According to GRECO, most of the measures aiming to prevent corruption in Hungary are targeting low and mid-level officials. There is no code of conduct for top government officials, nor do they have to comply with rules on lobbying, accepting gifts and invitations. GRECO considers the usefulness of asset declarations to be limited because these are filled in manually and there is little oversight.

Last year, – just as it did for several years before – Hungary received a "globally unsatisfactory" rating. By this year, half of the previous recommendations concerning MPs, judges and prosecutors have been partially or fully met. According to Népszava, GRECO's analysis of the Hungarian government's status report sent in January 2023 found that a third of the recommendations had been fully implemented, the same number partially implemented and a third not implemented at all.

This was enough for Hungary to receive a passing score,

even though the reform of the judicial system, for example, was partly the result of EU pressure.

In spite of this GRECO still regrets – for example – the lack of a code of conduct for members of parliament, the conflict of interest rules pertaining to them, as well as the simplification of the procedure for waiving their immunity. The body also regrets the fact that a minority in Parliament could prevent the election of the successor to the Prosecutor General, who could thus remain in office even after the end of his/her term.
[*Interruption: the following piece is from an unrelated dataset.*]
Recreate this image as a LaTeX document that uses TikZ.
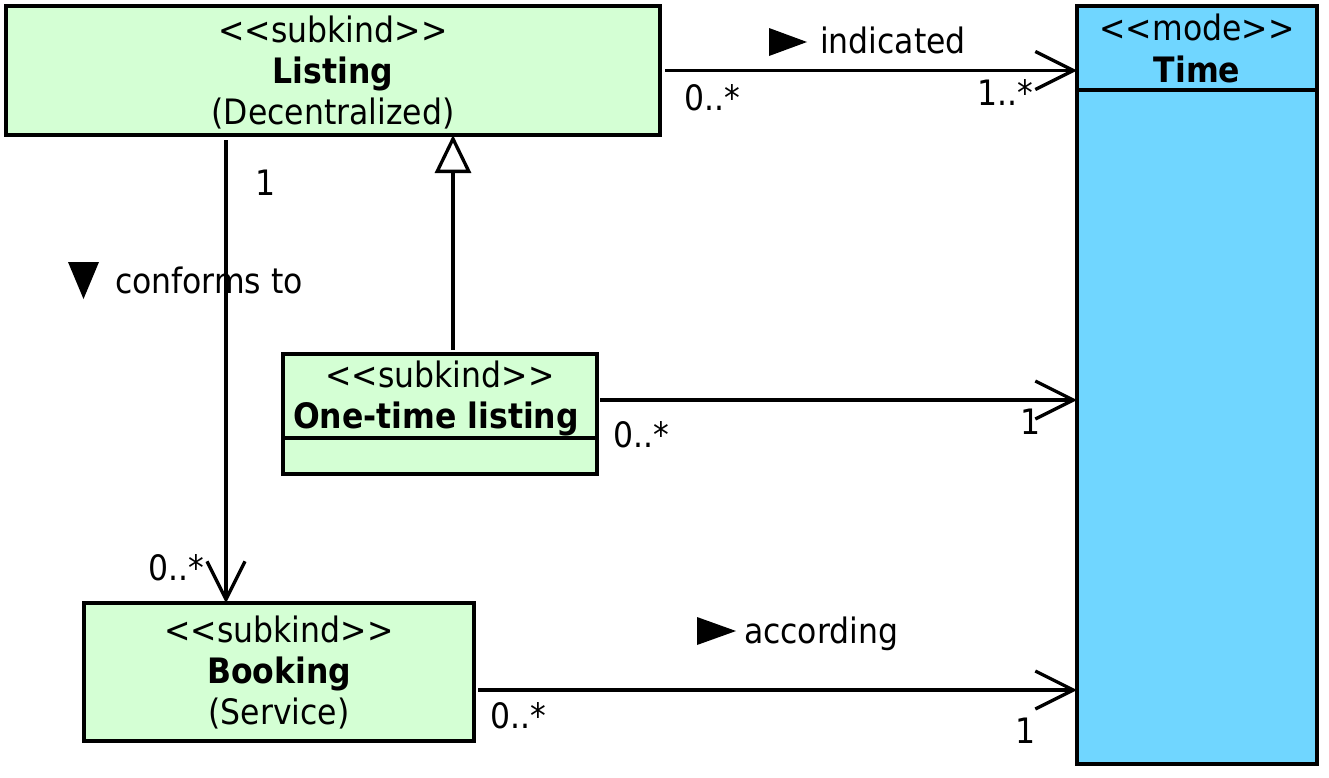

GRECO made 29 recommendations, for instance

  • that draft laws should be subject to consultation at the appropriate level;
  • requesting data through public interest requests should be faster and more diverse;
  • political advisers and the prime ministers' agents should be obliged to make the same declarations as top executive officials;
  • the internal investigation mechanism for excessive use of police powers should be reviewed;
  • and asset declarations should be reviewed and completed electronically to make them more useable.